▽

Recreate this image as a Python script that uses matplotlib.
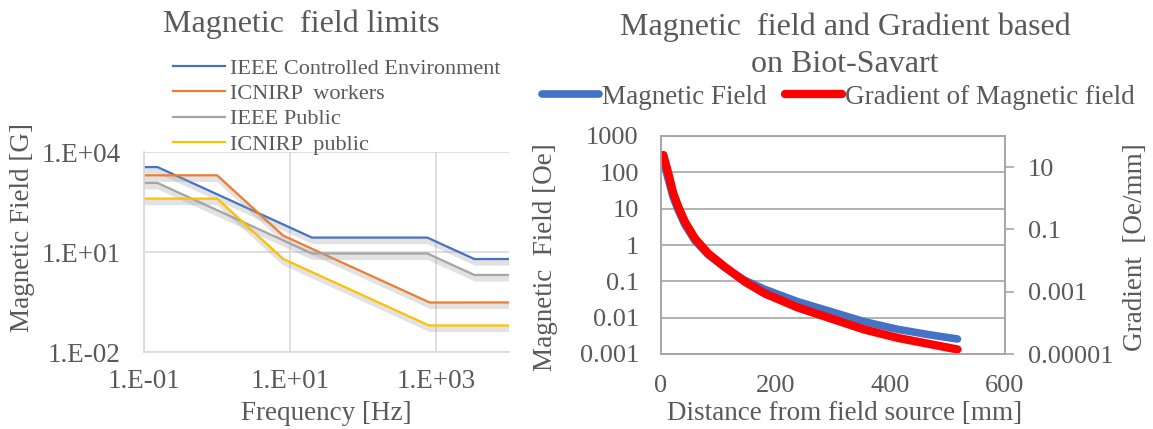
import matplotlib.pyplot as plt
import matplotlib.patheffects as pe

plt.rcParams['font.family'] = ['Liberation Serif', 'DejaVu Serif']
txt = '#595959'
W, H = 1153, 429

# left chart: exposure limits [G] against frequency [Hz]
ieee_ctrl_f = [0.1, 0.153, 20, 759, 3350, 10000]
ieee_ctrl_b = [3530, 3530, 27.1, 27.1, 6.15, 6.15]
icnirp_work_f = [0.1, 1, 8, 25, 820, 10000]
icnirp_work_b = [2000, 2000, 31.3, 10, 0.305, 0.307]
ieee_pub_f = [0.1, 0.153, 20, 759, 3350, 10000]
ieee_pub_b = [1180, 1180, 9.04, 9.04, 2.05, 2.05]
icnirp_pub_f = [0.1, 1, 8, 25, 800, 10000]
icnirp_pub_b = [400, 400, 6.25, 2.0, 0.0625, 0.0625]

# right chart: field [Oe] and gradient [Oe/mm] against distance [mm]
dist_mm = [4, 12.7, 21.4, 30.1, 41.7, 59.1, 82.3, 111.3, 146.1, 180.9, 238.8, 296.9, 354.8, 412.7, 470.8, 517]
field_oe = [209, 64, 20.1, 9.0, 3.6, 1.32, 0.537, 0.24, 0.107, 0.0603, 0.0275, 0.0146, 0.00774, 0.00478,
            0.00333, 0.00259]
grad_oe_mm = [24.5, 6.3, 1.44, 0.533, 0.175, 0.0514, 0.0169, 0.00627, 0.0021, 8.8e-4, 3.1e-4, 1.37e-4,
              6.1e-5, 3.3e-5, 2.05e-5, 1.4e-5]

fig = plt.figure(figsize=(W / 100, H / 100), dpi=100)

# ---- left chart
ax1 = fig.add_axes([144 / W, 1 - 352 / H, 365 / W, 200 / H])
shadow = [pe.SimpleLineShadow(offset=(1, -2.5), shadow_color='#a0a0a0', alpha=0.3, linewidth=4.5), pe.Normal()]
series = [
    (ieee_ctrl_f, ieee_ctrl_b, '#4472C4', 'IEEE Controlled Environment'),
    (icnirp_work_f, icnirp_work_b, '#ED7D31', 'ICNIRP  workers'),
    (ieee_pub_f, ieee_pub_b, '#A5A5A5', 'IEEE Public'),
    (icnirp_pub_f, icnirp_pub_b, '#FFC000', 'ICNIRP  public'),
]
for f, b, c, lab in series:
    ax1.plot(f, b, color=c, lw=1.6, label=lab, path_effects=shadow)
ax1.set_xscale('log')
ax1.set_yscale('log')
ax1.set_xlim(0.1, 1e4)
ax1.set_ylim(1e-2, 1e4)
ax1.set_xticks([0.1, 10, 1000])
ax1.set_xticklabels(['1.E-01', '1.E+01', '1.E+03'])
ax1.set_yticks([1e-2, 1e1, 1e4])
ax1.set_yticklabels(['1.E-02', '1.E+01', '1.E+04'])
ax1.xaxis.set_minor_locator(plt.NullLocator())
ax1.yaxis.set_minor_locator(plt.NullLocator())
ax1.grid(True, color='#d9d9d9', lw=1.2)
ax1.set_axisbelow(True)
for s in ['top', 'right']:
    ax1.spines[s].set_visible(False)
for s in ['left', 'bottom']:
    ax1.spines[s].set_color('#d9d9d9')
    ax1.spines[s].set_linewidth(1.2)
ax1.tick_params(axis='both', length=0, labelsize=19.5, labelcolor=txt)
ax1.tick_params(axis='y', pad=17)
ax1.tick_params(axis='x', pad=12)

leg1 = ax1.legend(loc='upper left', bbox_to_anchor=(173 / W, 1 - 58 / H), bbox_transform=fig.transFigure,
                  frameon=False, fontsize=16, handlelength=2.35, handletextpad=0.2, labelspacing=0.22,
                  borderpad=0, borderaxespad=0, labelcolor=txt)
for ln in leg1.get_lines():
    ln.set_path_effects([])

fig.text(301 / W, 1 - 32 / H, 'Magnetic  field limits', ha='center', va='baseline', fontsize=23, color=txt)
fig.text(326 / W, 1 - 413 / H, 'Frequency [Hz]', ha='center', va='center', fontsize=19.5, color=txt)
fig.text(23 / W, 1 - 227 / H, 'Magnetic Field [G]', ha='center', va='center', rotation=90, fontsize=19.5, color=txt)

# ---- right chart
ax2 = fig.add_axes([661 / W, 1 - 354 / H, 344 / W, 218 / H])
l1, = ax2.plot(dist_mm, field_oe, color='#4472C4', lw=5.5, solid_capstyle='round', label='Magnetic Field')
ax2.set_yscale('log')
ax2.set_xlim(0, 600)
ax2.set_ylim(1e-3, 1e3)
ax2.set_xticks([0, 200, 400, 600])
ax2.set_yticks([1e-3, 1e-2, 1e-1, 1, 10, 100, 1000])
ax2.set_yticklabels(['0.001', '0.01', '0.1', '1', '10', '100', '1000'])
ax2.yaxis.set_minor_locator(plt.NullLocator())
ax2.grid(True, axis='y', color='#a6a6a6', lw=1.2)
ax2.set_axisbelow(True)
ax2.tick_params(axis='both', length=0, labelsize=19, labelcolor=txt)
ax2.tick_params(axis='y', pad=16)
ax2.tick_params(axis='x', pad=15)

ax3 = ax2.twinx()
l2, = ax3.plot(dist_mm, grad_oe_mm, color='#FF0000', lw=6, solid_capstyle='round', label='Gradient of Magnetic field')
ax3.set_yscale('log')
ax3.set_ylim(1e-5, 1e2)
ax3.set_yticks([1e-5, 1e-3, 1e-1, 10])
ax3.set_yticklabels(['0.00001', '0.001', '0.1', '10'])
ax3.yaxis.set_minor_locator(plt.NullLocator())
ax3.tick_params(axis='y', length=6.5, width=1.2, color='#a6a6a6', direction='out', labelsize=19, labelcolor=txt, pad=10)
for a in (ax2, ax3):
    for s in a.spines.values():
        s.set_color('#a6a6a6')
        s.set_linewidth(1.2)

ax2.legend(handles=[l1, l2], loc='center left', bbox_to_anchor=(542 / W, 1 - 97 / H), bbox_transform=fig.transFigure,
           ncol=2, frameon=False, fontsize=19.5, handlelength=2.1, handletextpad=0.1, columnspacing=0.7,
           borderpad=0, borderaxespad=0, labelcolor=txt)

fig.text(845 / W, 1 - 35 / H, 'Magnetic  field and Gradient based', ha='center', va='baseline', fontsize=23, color=txt)
fig.text(845 / W, 1 - 72 / H, 'on Biot-Savart', ha='center', va='baseline', fontsize=23, color=txt)
fig.text(845 / W, 1 - 413 / H, 'Distance from field source [mm]', ha='center', va='center', fontsize=19.5, color=txt)
fig.text(545 / W, 1 - 257 / H, 'Magnetic  Field [Oe]', ha='center', va='center', rotation=90, fontsize=19.5, color=txt)
fig.text(1135 / W, 1 - 247 / H, 'Gradient  [Oe/mm]', ha='center', va='center', rotation=90, fontsize=19.5, color=txt)

fig.savefig('out.png', dpi=100)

△

**AIM OF THE EXERCISE:**
Determine how many lines in the listing above hold the word "matplotlib", answering with the number only.

**RESULT OF THE EXERCISE:**
3